EC1. All of the following are true about the Athenian Assembly EXCEPT:

(b) It required a quorum of at least 60 citizens to pass important legislation

EC2. Athens took pride in its radical democracy. In what ways was it unevenly representative of its (male) citizens? How might it be abused?

A number of factors prevented Athenian democracy from being representative of all its citizens. For example, the sprawling size of Attica meant that those living further from the urban center had to travel long distances to vote (the assembly met in Athens and you had to go there physically to participate). The frequency of assembly meetings also effectively disenfranchised those who could not easily leave their farms or workshops, giving disproportionate power to the wealthier citizens who could more easily be away from their jobs and lands.

There are also problems inherent in pure democracy. For example, the value of each citizens’ vote led to people attempting to sway voters to ther speakers’ interests by telling the voters what they weant to hear (demagoguery), as well as a market for those who teach how to argue convincingly regardless of morality or truth (sophistry).

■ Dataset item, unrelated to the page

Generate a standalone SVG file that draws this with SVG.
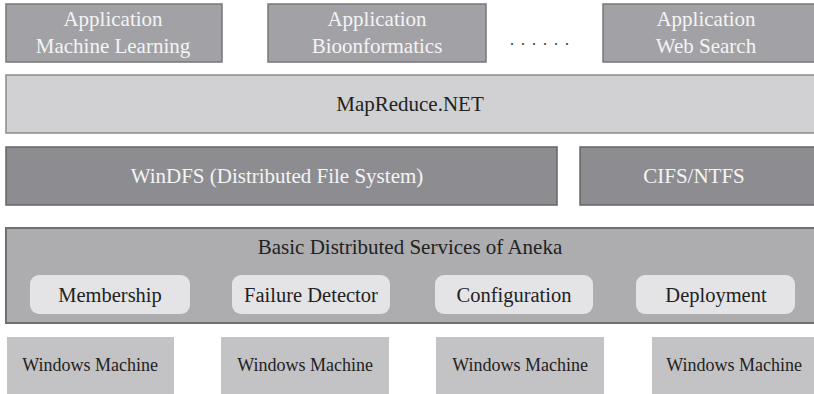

The citizens divided into opposing groups, each working to block the other and preventing constructive action (faction). Finally, with majority vote comes the likelihood that the needs of the minority will be ignored (tyranny of the majority).

An example of these problems in action might be the way in which the Athenian practice of ostracism, the exile of one undesirable citizen by majority vote, gradually became a weapon weilded by politicians against their rivals.

Another, more unexpected problem was that the faceless, ephemeral nature of Athenian leadership, thanks to archons and council being chosen by the lot, led to a need for persistent faces; over time this empowered the board of generals (who could be reelected) and so men like Themistocles and Pericles, whose continued presence in a shifting government Athenians found reassuring.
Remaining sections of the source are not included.